= Marjorie V. Butcher =

American mathematician

Marjorie L. Van Eenam Butcher (1925–2016) was an American mathematician, the first female faculty member in mathematics at the University of Michigan and the first female faculty member at Trinity College (Connecticut).

==Life==
Van Eenam was the older of two children of Weltha McLachlan and Neil Van Eenam, born July 24, 1925, in Jackson, Michigan. Her mother was an actuary and graduate of the University of Michigan, and her father was a civil engineer.

She graduated Phi Beta Kappa from the University of Michigan in 1947, and continued at the University of Michigan for a master's degree in actuarial mathematics in 1949. She became a trainee at an insurance firm, but in 1952 she was hired as an instructor of mathematics at the University of Michigan, the first woman to teach mathematics at the university, and she continued there (as Marjorie Butcher after her 1954 to mathematician Robert W. Butcher) through 1956.

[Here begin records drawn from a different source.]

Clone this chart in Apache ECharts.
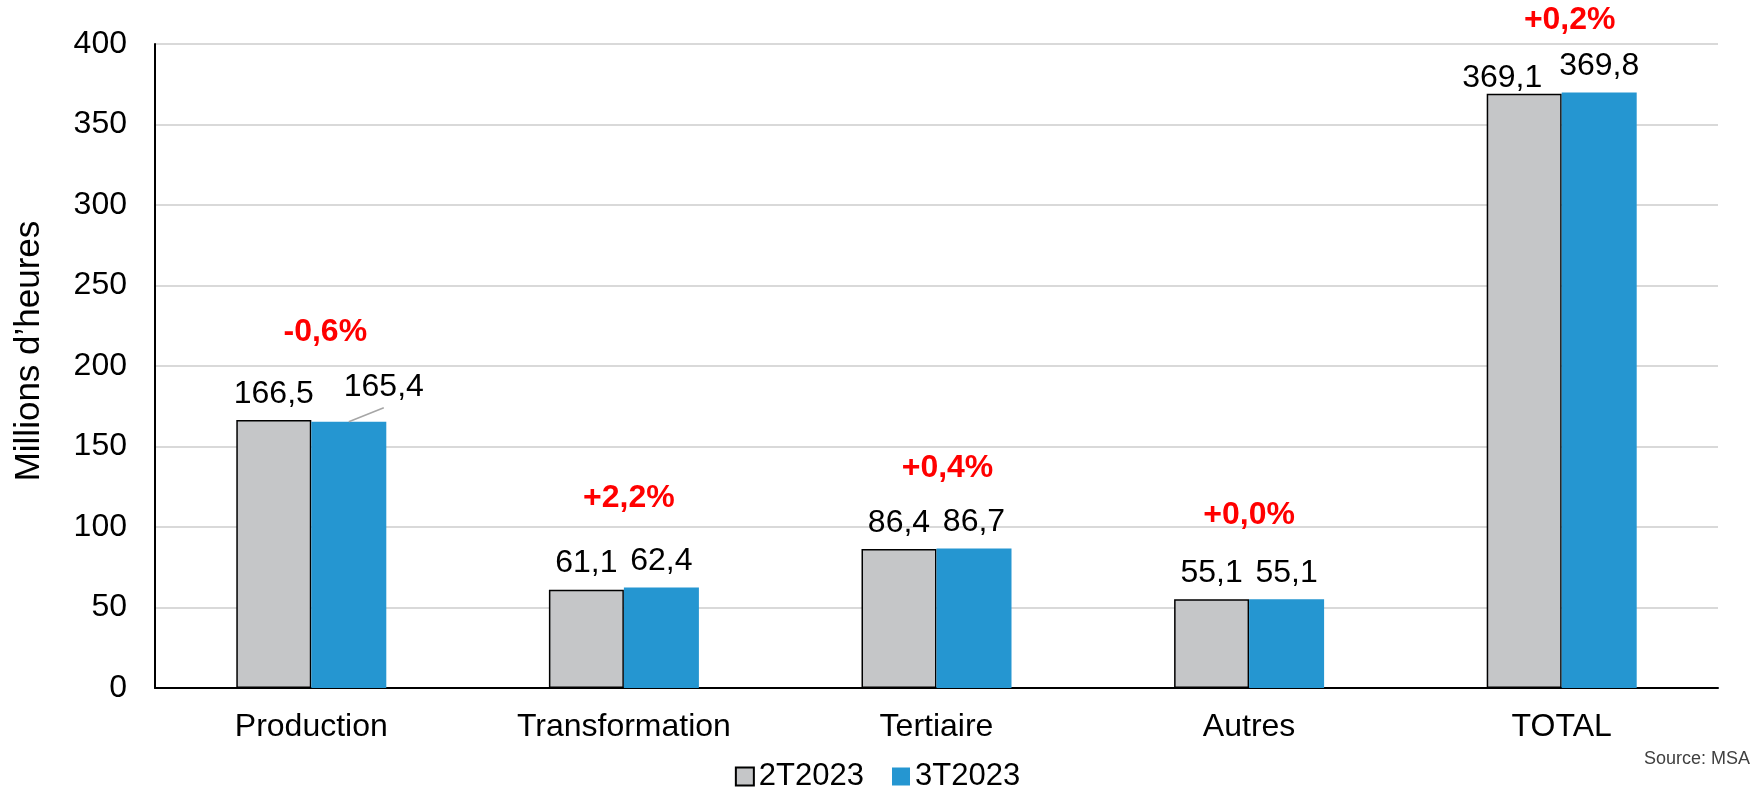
<!DOCTYPE html>
<html>
<head>
<meta charset="utf-8">
<script src="https://cdn.jsdelivr.net/npm/echarts@6/dist/echarts.min.js"></script>
<style>
  html, body { margin: 0; padding: 0; background: #ffffff; }
  #chart { width: 1755px; height: 787px; }
</style>
</head>
<body>
<div id="chart"></div>
<script>
// ---- Data ----
const categories = ['Production', 'Transformation', 'Tertiaire', 'Autres', 'TOTAL'];
const seriesNames = ['2T2023', '3T2023'];
const values2T = [166.5, 61.1, 86.4, 55.1, 369.1];
const values3T = [165.4, 62.4, 86.7, 55.1, 369.8];
const pctLabels = ['-0,6%', '+2,2%', '+0,4%', '+0,0%', '+0,2%'];
const yTicks = [0, 50, 100, 150, 200, 250, 300, 350, 400];

// ---- Style helpers ----
const FONT = '"Liberation Sans", Arial, sans-serif';
const fmt = v => v.toFixed(1).replace('.', ',');
const BAR_W = 75;
const pctLift = [88, 89, 80, 84, 72];   // px above the taller bar
const pctShift = [14, 5, 11, 0, 8];     // px horizontal nudge

const chart = echarts.init(document.getElementById('chart'), null, { renderer: 'canvas' });

const pctData = categories.map((c, i) => [i, Math.max(values2T[i], values3T[i])]);
const leaderData = [[0, values3T[0]]];

const option = {
  backgroundColor: '#ffffff',
  animation: false,
  textStyle: { fontFamily: FONT },
  grid: { left: 155, right: 37, top: 44, bottom: 99, containLabel: false, outerBoundsMode: 'none' },
  legend: {
    data: seriesNames,
    left: 'center',
    top: 756,
    icon: 'rect',
    itemWidth: 18,
    itemHeight: 18,
    itemGap: 28,
    textStyle: { fontSize: 31, color: '#000', fontFamily: FONT }
  },
  xAxis: {
    type: 'category',
    data: categories,
    axisLine: { show: true, lineStyle: { color: '#000', width: 2 } },
    axisTick: { show: false },
    axisLabel: { fontSize: 32, color: '#000', margin: 23, fontFamily: FONT },
    splitLine: { show: false }
  },
  yAxis: {
    type: 'value',
    min: yTicks[0],
    max: yTicks[yTicks.length - 1],
    interval: yTicks[1] - yTicks[0],
    name: "Millions d’heures",
    nameLocation: 'middle',
    nameGap: 108,
    nameTextStyle: { fontSize: 35, color: '#000', fontFamily: FONT, padding: [0, 0, 0, 30] },
    axisLine: { show: true, lineStyle: { color: '#000', width: 2 } },
    axisTick: { show: false },
    axisLabel: { fontSize: 32, color: '#000', margin: 28, fontFamily: FONT },
    splitLine: { show: true, lineStyle: { color: '#d9d9d9', width: 2 } }
  },
  series: [
    {
      name: seriesNames[0],
      type: 'bar',
      barWidth: BAR_W,
      barGap: '0%',
      data: values2T,
      itemStyle: { color: '#c5c6c8', borderColor: '#000', borderWidth: 1.5 },
      label: {
        show: true, position: 'top', distance: 10,
        fontSize: 32, color: '#000', fontFamily: FONT,
        formatter: p => fmt(p.value)
      },
      labelLayout: p => (p.dataIndex === 4 ? { dx: -22, dy: 10 } : {})
    },
    {
      name: seriesNames[1],
      type: 'bar',
      barWidth: BAR_W,
      barGap: '0%',
      data: values3T,
      itemStyle: { color: '#2596d1' },
      label: {
        show: true, position: 'top', distance: 10,
        fontSize: 32, color: '#000', fontFamily: FONT,
        formatter: p => fmt(p.value)
      },
      labelLayout: p => (p.dataIndex === 0 ? { dx: 35, dy: -9 } : {})
    },
    {
      name: 'leader',
      type: 'custom',
      data: leaderData,
      z: 5,
      silent: true,
      renderItem: (params, api) => {
        const pt = api.coord([api.value(0), api.value(1)]);
        const sx = pt[0] + BAR_W / 2;
        return {
          type: 'line',
          shape: { x1: sx, y1: pt[1], x2: sx + 35, y2: pt[1] - 14 },
          style: { stroke: '#a6a6a6', lineWidth: 1.5 }
        };
      }
    },
    {
      name: 'pct',
      type: 'custom',
      data: pctData,
      z: 10,
      silent: true,
      renderItem: (params, api) => {
        const i = api.value(0);
        const pt = api.coord([i, api.value(1)]);
        const y = Math.max(pt[1] - pctLift[i], 20);
        return {
          type: 'text',
          style: {
            text: pctLabels[i],
            x: pt[0] + pctShift[i],
            y: y,
            align: 'center',
            verticalAlign: 'middle',
            fill: '#ff0000',
            font: 'bold 32px ' + FONT
          }
        };
      }
    }
  ],
  graphic: [
    {
      type: 'text',
      right: 5,
      top: 750,
      style: { text: 'Source: MSA', fill: '#404040', font: '18px ' + FONT }
    }
  ]
};

chart.setOption(option);
</script>
</body>
</html>
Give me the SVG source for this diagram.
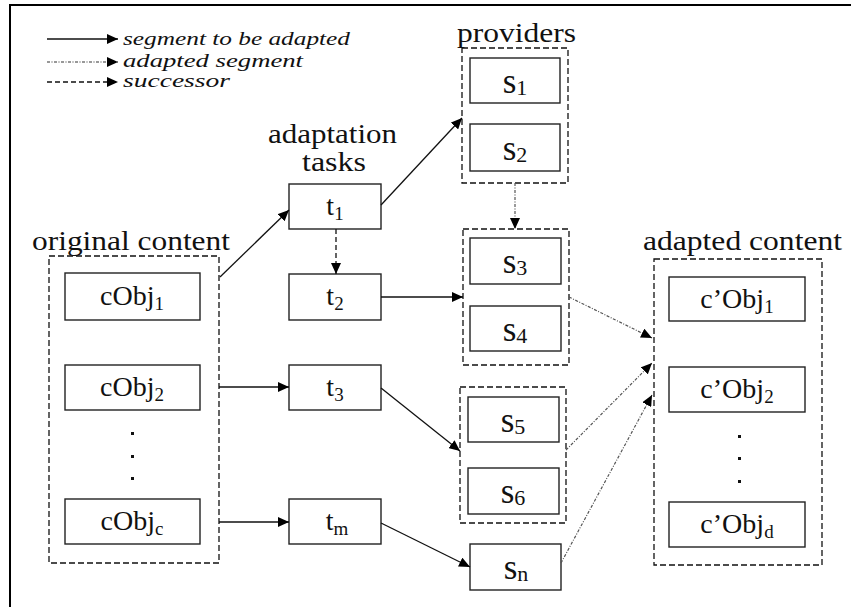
<svg xmlns="http://www.w3.org/2000/svg" width="851" height="607" viewBox="0 0 851 607">
  <style>
    .bg { fill: #ffffff; }
    .frame { stroke: #000; stroke-width: 2; fill: none; }
    .box { fill: #fff; stroke: #222; stroke-width: 1.4; }
    .group { fill: none; stroke: #111; stroke-width: 1.3; stroke-dasharray: 6 3; }
    .lbl { font-family: "Liberation Serif", "Times New Roman", serif; font-size: 27px; fill: #111; }
    .legend { font-family: "Liberation Serif", "Times New Roman", serif; font-size: 19px; font-style: italic; fill: #111; }
    .bt { font-family: "Liberation Serif", "Times New Roman", serif; font-size: 28px; fill: #111; text-anchor: middle; }
    .st { font-family: "Liberation Serif", "Times New Roman", serif; font-size: 35px; fill: #111; text-anchor: middle; }
    .sub { font-size: 19px; }
    .ssub { font-size: 22px; }
    .dot { fill: #111; }
    .seg { stroke: #111; stroke-width: 1.3; fill: none; marker-end: url(#head); }
    .succ { stroke: #111; stroke-width: 1.3; fill: none; stroke-dasharray: 5 3; marker-end: url(#head); }
    .adapted { stroke: #555; stroke-width: 1.2; fill: none; stroke-dasharray: 3 1.5 1 1.5; marker-end: url(#head); }
  </style>
  <defs>
    <marker id="head" markerUnits="userSpaceOnUse" markerWidth="12" markerHeight="10" refX="11" refY="5" orient="auto">
      <path d="M0,0 L11,5 L0,10 Z" fill="#000"/>
    </marker>
  </defs>

  <rect class="bg" x="0" y="0" width="851" height="607"/>
  <path class="frame" d="M10,607 L10,5 L851,5"/>

  <!-- legend -->
  <g id="legend">
    <line class="seg" x1="47" y1="39" x2="118" y2="39"/>
    <line class="adapted" x1="47" y1="62" x2="118" y2="62" style="stroke:#333"/>
    <line class="succ" x1="47" y1="82" x2="118" y2="82"/>
    <text class="legend" x="123" y="45" textLength="227" lengthAdjust="spacingAndGlyphs">segment to be adapted</text>
    <text class="legend" x="123" y="67" textLength="180" lengthAdjust="spacingAndGlyphs">adapted segment</text>
    <text class="legend" x="123" y="87" textLength="107" lengthAdjust="spacingAndGlyphs">successor</text>
  </g>

  <!-- original content -->
  <g id="original-content">
    <text class="lbl" x="32" y="250" textLength="198" lengthAdjust="spacingAndGlyphs">original content</text>
    <rect class="group" x="49" y="256" width="170" height="307"/>
  </g>
  <g id="cObj1">
    <rect class="box" x="65" y="273" width="135" height="47"/>
    <text class="bt" x="132" y="305">cObj<tspan class="sub" dy="5">1</tspan></text>
  </g>
  <g id="cObj2">
    <rect class="box" x="65" y="365" width="135" height="45"/>
    <text class="bt" x="132" y="396">cObj<tspan class="sub" dy="5">2</tspan></text>
  </g>
  <g id="cObj-dots">
    <rect class="dot" x="131" y="432" width="3" height="3"/>
    <rect class="dot" x="131" y="455" width="3" height="3"/>
    <rect class="dot" x="131" y="477" width="3" height="3"/>
  </g>
  <g id="cObjc">
    <rect class="box" x="65" y="499" width="135" height="45"/>
    <text class="bt" x="132" y="530">cObj<tspan class="sub" dy="5">c</tspan></text>
  </g>

  <!-- adaptation tasks -->
  <g id="tasks-label">
    <text class="lbl" x="268" y="143" textLength="129" lengthAdjust="spacingAndGlyphs">adaptation</text>
    <text class="lbl" x="302" y="171" textLength="64" lengthAdjust="spacingAndGlyphs">tasks</text>
  </g>
  <g id="t1">
    <rect class="box" x="289" y="184" width="92" height="45"/>
    <text class="bt" x="335" y="215">t<tspan class="sub" dy="5">1</tspan></text>
  </g>
  <g id="t2">
    <rect class="box" x="289" y="274" width="92" height="46"/>
    <text class="bt" x="335" y="305">t<tspan class="sub" dy="5">2</tspan></text>
  </g>
  <g id="t3">
    <rect class="box" x="289" y="365" width="92" height="45"/>
    <text class="bt" x="335" y="396">t<tspan class="sub" dy="5">3</tspan></text>
  </g>
  <g id="tm">
    <rect class="box" x="289" y="499" width="92" height="45"/>
    <text class="bt" x="337" y="530">t<tspan class="sub" dy="5">m</tspan></text>
  </g>

  <!-- providers -->
  <g id="providers-1">
    <text class="lbl" x="457" y="42" textLength="119" lengthAdjust="spacingAndGlyphs">providers</text>
    <rect class="group" x="462" y="48" width="106" height="135"/>
  </g>
  <g id="s1">
    <rect class="box" x="470" y="58" width="90" height="45"/>
    <text class="st" x="515" y="93">s<tspan class="ssub" dy="2">1</tspan></text>
  </g>
  <g id="s2">
    <rect class="box" x="470" y="124" width="90" height="47"/>
    <text class="st" x="515" y="160">s<tspan class="ssub" dy="2">2</tspan></text>
  </g>
  <g id="providers-2">
    <rect class="group" x="463" y="229" width="106" height="136"/>
  </g>
  <g id="s3">
    <rect class="box" x="470" y="238" width="91" height="46"/>
    <text class="st" x="515" y="273">s<tspan class="ssub" dy="2">3</tspan></text>
  </g>
  <g id="s4">
    <rect class="box" x="470" y="306" width="91" height="45"/>
    <text class="st" x="515" y="341">s<tspan class="ssub" dy="2">4</tspan></text>
  </g>
  <g id="providers-3">
    <rect class="group" x="460" y="387" width="106" height="136"/>
  </g>
  <g id="s5">
    <rect class="box" x="468" y="397" width="91" height="45"/>
    <text class="st" x="513" y="432">s<tspan class="ssub" dy="2">5</tspan></text>
  </g>
  <g id="s6">
    <rect class="box" x="468" y="468" width="91" height="46"/>
    <text class="st" x="513" y="503">s<tspan class="ssub" dy="2">6</tspan></text>
  </g>
  <g id="sn">
    <rect class="box" x="470" y="544" width="91" height="46"/>
    <text class="st" x="516" y="579">s<tspan class="ssub" dy="2">n</tspan></text>
  </g>

  <!-- adapted content -->
  <g id="adapted-content">
    <text class="lbl" x="643" y="250" textLength="199" lengthAdjust="spacingAndGlyphs">adapted content</text>
    <rect class="group" x="654" y="259" width="168" height="306"/>
  </g>
  <g id="cpObj1">
    <rect class="box" x="669" y="277" width="136" height="44"/>
    <text class="bt" x="737" y="308">c’Obj<tspan class="sub" dy="5">1</tspan></text>
  </g>
  <g id="cpObj2">
    <rect class="box" x="669" y="367" width="136" height="45"/>
    <text class="bt" x="737" y="398">c’Obj<tspan class="sub" dy="5">2</tspan></text>
  </g>
  <g id="cpObj-dots">
    <rect class="dot" x="738" y="435" width="3" height="3"/>
    <rect class="dot" x="738" y="457" width="3" height="3"/>
    <rect class="dot" x="738" y="480" width="3" height="3"/>
  </g>
  <g id="cpObjd">
    <rect class="box" x="669" y="502" width="136" height="45"/>
    <text class="bt" x="737" y="533">c’Obj<tspan class="sub" dy="5">d</tspan></text>
  </g>

  <!-- connectors -->
  <g id="connectors">
    <line class="seg" x1="220" y1="277" x2="289" y2="210"/>
    <line class="seg" x1="381" y1="205" x2="462" y2="118"/>
    <line class="seg" x1="381" y1="297" x2="463" y2="297"/>
    <line class="seg" x1="219" y1="387" x2="289" y2="387"/>
    <line class="seg" x1="381" y1="388" x2="460" y2="451"/>
    <line class="seg" x1="219" y1="522" x2="289" y2="522"/>
    <line class="seg" x1="381" y1="523" x2="470" y2="567"/>
    <line class="succ" x1="336" y1="229" x2="336" y2="274"/>
    <line class="adapted" x1="515" y1="183" x2="515" y2="229"/>
    <line class="adapted" x1="569" y1="297" x2="652" y2="338"/>
    <line class="adapted" x1="566" y1="450" x2="652" y2="363"/>
    <line class="adapted" x1="561" y1="563" x2="652" y2="395"/>
  </g>
</svg>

She moved to Trinity College in 1956, as an adjunct professor of mathematics, becoming their first female faculty member, and was promoted to full professor in 1979, becoming their first female full professor. She retired in 1989, and died on April 6, 2016.

==Book==
With Cecil J. Nesbitt, Butcher was the coauthor of an updated edition of the book Mathematics of Compound Interest (1971), which Nesbitt had previously published with Carl Hahn Fischer in 1943.

==Recognition==
In 2009, Trinity college gave Butcher an honorary doctorate.